-- What is expected --
Reproduce all the lines exactly as they stand, apart from the pictures.

-- Information supplied --

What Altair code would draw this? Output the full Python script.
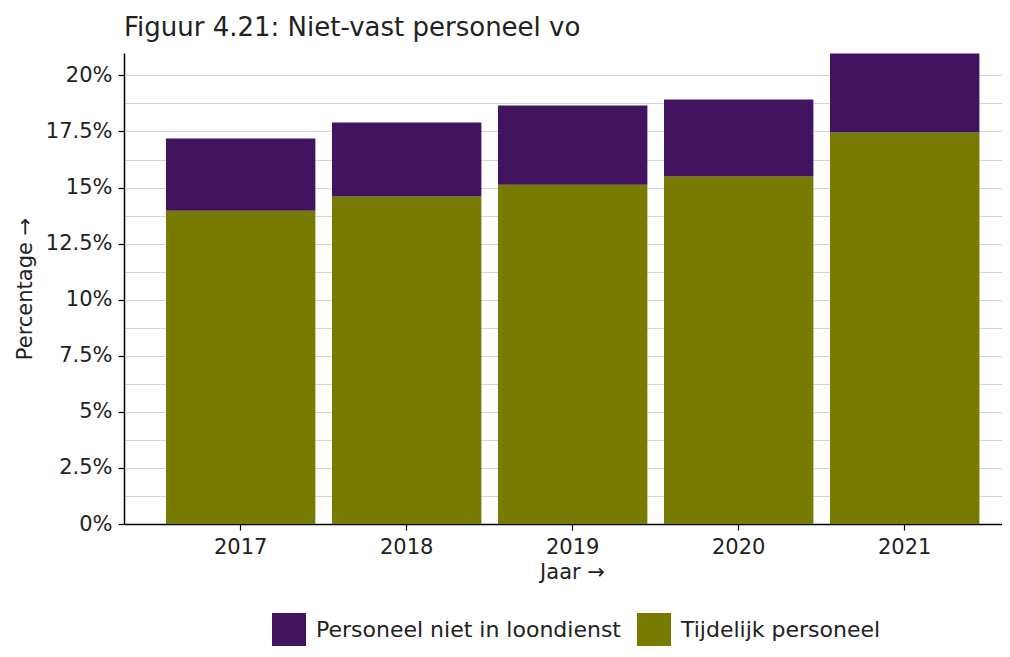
import altair as alt
import pandas as pd

jaren = ["2017", "2018", "2019", "2020", "2021"]
tijdelijk = [13.97, 14.60, 15.13, 15.49, 17.46]
niet_loondienst = [3.22, 3.30, 3.53, 3.44, 3.52]
categorieen = ["Personeel niet in loondienst", "Tijdelijk personeel"]
kleuren = ["#42145f", "#777c00"]
y_ticks = [i * 0.0125 for i in range(17)]

rows = []
for j, t, n in zip(jaren, tijdelijk, niet_loondienst):
    rows.append({"Jaar": j, "Type": categorieen[1], "Waarde": t / 100, "Volgorde": 0})
    rows.append({"Jaar": j, "Type": categorieen[0], "Waarde": n / 100, "Volgorde": 1})
df = pd.DataFrame(rows)

FONT = "DejaVu Sans"

chart = alt.Chart(df).mark_bar().encode(
    x=alt.X("Jaar:N", title="Jaar →",
            scale=alt.Scale(paddingInner=0.1, paddingOuter=0.1945, align=0.65),
            axis=alt.Axis(labelAngle=0, labelFontSize=21, titleFontSize=21,
                          labelFont=FONT, titleFont=FONT, titleFontWeight="normal",
                          labelColor="#222222", titleColor="#222222",
                          domainColor="#000000", domainWidth=1.5,
                          tickColor="#000000", tickSize=6, tickWidth=1.2,
                          labelPadding=6, titlePadding=4, grid=False, titleX=448)),
    y=alt.Y("Waarde:Q", title="Percentage →", stack="zero",
            scale=alt.Scale(domain=[0, 0.21], nice=False),
            axis=alt.Axis(values=y_ticks,
                          labelExpr="round(datum.value*80) % 2 == 0 ? format(datum.value, '.1~%') : ''",
                          labelFontSize=21, titleFontSize=21,
                          labelFont=FONT, titleFont=FONT, titleFontWeight="normal",
                          labelColor="#222222", titleColor="#222222",
                          domainColor="#000000", domainWidth=1.5,
                          tickColor="#000000", tickSize=6, tickWidth=1.2,
                          tickOpacity={"condition": {"test": "round(datum.value*80) % 2 == 0", "value": 1}, "value": 0},
                          labelPadding=6, titlePadding=10,
                          grid=True, gridColor="#d4d4d4", gridWidth=1)),
    color=alt.Color("Type:N", scale=alt.Scale(domain=categorieen, range=kleuren),
                    legend=alt.Legend(title=None, orient="none", direction="horizontal",
                                      legendX=148, legendY=560, padding=0,
                                      symbolType="square", symbolSize=1156,
                                      symbolStrokeWidth=0, symbolOpacity=1,
                                      labelFontSize=22, labelFont=FONT, labelColor="#222222",
                                      labelLimit=0, labelOffset=10, columnPadding=16)),
    order=alt.Order("Volgorde:Q"),
).properties(
    width=878,
    height=471,
    title=alt.TitleParams("Figuur 4.21: Niet-vast personeel vo", anchor="start", frame="group",
                          fontSize=26, font=FONT, fontWeight="normal",
                          color="#222222", offset=12),
    autosize=alt.AutoSizeParams(type="none"),
    padding={"left": 116, "top": 45, "right": 0, "bottom": 122},
).configure_view(stroke=None)

chart.save("out.html", embed_options={"renderer": "svg", "actions": False})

-- Output --
What Altair code would draw this? Output the full Python script.
import altair as alt
import pandas as pd

jaren = ["2017", "2018", "2019", "2020", "2021"]
tijdelijk = [13.97, 14.60, 15.13, 15.49, 17.46]
niet_loondienst = [3.22, 3.30, 3.53, 3.44, 3.52]
categorieen = ["Personeel niet in loondienst", "Tijdelijk personeel"]
kleuren = ["#42145f", "#777c00"]
y_ticks = [i * 0.0125 for i in range(17)]

rows = []
for j, t, n in zip(jaren, tijdelijk, niet_loondienst):
    rows.append({"Jaar": j, "Type": categorieen[1], "Waarde": t / 100, "Volgorde": 0})
    rows.append({"Jaar": j, "Type": categorieen[0], "Waarde": n / 100, "Volgorde": 1})
df = pd.DataFrame(rows)

FONT = "DejaVu Sans"

chart = alt.Chart(df).mark_bar().encode(
    x=alt.X("Jaar:N", title="Jaar →",
            scale=alt.Scale(paddingInner=0.1, paddingOuter=0.1945, align=0.65),
            axis=alt.Axis(labelAngle=0, labelFontSize=21, titleFontSize=21,
                          labelFont=FONT, titleFont=FONT, titleFontWeight="normal",
                          labelColor="#222222", titleColor="#222222",
                          domainColor="#000000", domainWidth=1.5,
                          tickColor="#000000", tickSize=6, tickWidth=1.2,
                          labelPadding=6, titlePadding=4, grid=False, titleX=448)),
    y=alt.Y("Waarde:Q", title="Percentage →", stack="zero",
            scale=alt.Scale(domain=[0, 0.21], nice=False),
            axis=alt.Axis(values=y_ticks,
                          labelExpr="round(datum.value*80) % 2 == 0 ? format(datum.value, '.1~%') : ''",
                          labelFontSize=21, titleFontSize=21,
                          labelFont=FONT, titleFont=FONT, titleFontWeight="normal",
                          labelColor="#222222", titleColor="#222222",
                          domainColor="#000000", domainWidth=1.5,
                          tickColor="#000000", tickSize=6, tickWidth=1.2,
                          tickOpacity={"condition": {"test": "round(datum.value*80) % 2 == 0", "value": 1}, "value": 0},
                          labelPadding=6, titlePadding=10,
                          grid=True, gridColor="#d4d4d4", gridWidth=1)),
    color=alt.Color("Type:N", scale=alt.Scale(domain=categorieen, range=kleuren),
                    legend=alt.Legend(title=None, orient="none", direction="horizontal",
                                      legendX=148, legendY=560, padding=0,
                                      symbolType="square", symbolSize=1156,
                                      symbolStrokeWidth=0, symbolOpacity=1,
                                      labelFontSize=22, labelFont=FONT, labelColor="#222222",
                                      labelLimit=0, labelOffset=10, columnPadding=16)),
    order=alt.Order("Volgorde:Q"),
).properties(
    width=878,
    height=471,
    title=alt.TitleParams("Figuur 4.21: Niet-vast personeel vo", anchor="start", frame="group",
                          fontSize=26, font=FONT, fontWeight="normal",
                          color="#222222", offset=12),
    autosize=alt.AutoSizeParams(type="none"),
    padding={"left": 116, "top": 45, "right": 0, "bottom": 122},
).configure_view(stroke=None)

chart.save("out.html", embed_options={"renderer": "svg", "actions": False})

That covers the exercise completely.